Survie

Violences meurtrières : l’expression d’un "ras-le-bol" généralisé

La répression brutale comme seule réponse

Publié le 3 mars 2008 - Survie

Depuis la fin du mois de janvier, les manifestations contre la réforme constitutionnelle supprimant la limitation des mandats présidentiels que projette Paul Biya se sont succédées à Douala.

En février, le pouvoir a fermé la télévision privée Equinoxe qui avait montré des images de ces manifestations. Le samedi 23 février, une manifestation interdite est dispersée mais l’embrasement spontané d’un quartier populaire de Douala tourne à l’émeute avec des barricades, des pillages et des destructions visant des édifices publics mais aussi, spécialement, les guérites du PMUC, société française gérant les paris sur les courses en France. Les forces de police tirent et font plusieurs victimes. Le lundi 25 février, la grève des taximen contre la hausse du prix de l’essence s’accompagne à Douala d’un redoublement des émeutes qui font encore plusieurs morts. La grève est totale dans les principales villes du Cameroun aussi bien pour les taxis que pour les motos-taxis. Le mardi, les taxis occupent les stations services pour empêcher l’approvisionnement des particuliers. Le mercredi 27, Yaoundé s’embrase à son tour. Le soir, le président Paul Biya fait à la télévision d’Etat une intervention pour menacer les émeutiers et dénoncer l’opposition qui serait derrière eux. Enfin, le 28, la police confisque tout le matériel de la radio Magic FM, qui avait le tort de donner la parole aux auditeurs.
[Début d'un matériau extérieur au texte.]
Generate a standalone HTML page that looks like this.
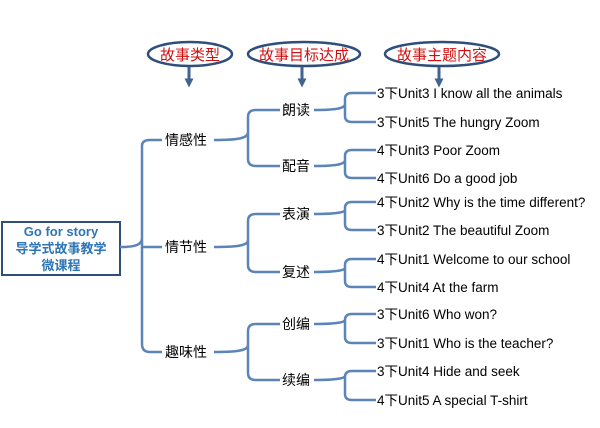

Ces journées d’émeute ont fait officiellement une vingtaine de victimes. Le bilan réel dépasse certainement la centaine. L’armée a pris position en permanence aux principaux carrefours des grandes villes.
Outre les rafles de manifestants, parmi lesquels de simples passants, la police traque les « meneurs » dans les quartiers. La répression est brutale et devrait inquiéter les organisations internationales des droits de l’Homme. La surveillance de la population se fait plus étroite. Tous les procédés de la dictature sont en vigueur. Les journaux ont été convoqués par le ministre de la Communication pour leur intimer l’ordre de ne pas «  jeter de l’huile sur le feu », c’est-à-dire de s’abstenir de toute opinion critique.

En réalité, derrière ces émeutes, il y a les 25 années de gestion calamiteuse, faite de gabegie et de corruption, du régime Biya. Appuyé d’abord sur un parti unique hérité des années Ahidjo, puis sur des élections régulièrement et scandaleusement truquées, le pouvoir, voué uniquement à la conservation de ses prébendes, a laissé pourrir une situation économique et sociale désastreuse, où 10 % de la population active a un emploi, le reste étant voué à l’économie informelle, où la hausse des produits de première nécessité rend chaque jour plus lourd le poids de la misère, tandis que l’enrichissement gigantesque de l’oligarchie au pouvoir s’étale impudemment.

Depuis des années, nombreux sont ceux qui ventent les mérites d’un régime « stable » pourvu de richesses : pétrole, bois, minerais, exploitées notamment par des multinationales françaises avec Total et Bolloré en tête.
A partir de quel nombre de victimes consentira-t-on à s’intéresser au sort d’une population muselée par la force et spoliée de ses droits et de ses richesses ?

Face à la réalité incontournable de ce dont souffrent les populations camerounaises, la France officielle ne semble pas avoir d’indignation à exprimer. Notons que cela ne date pas d’hier. Et rappelons que le Burkina Faso, après 20 ans de pouvoir unique, connaît aujourd’hui une situation du même ordre. Les populations burkinabé qui en souffrent n’attirent pas davantage l’attention de Paris.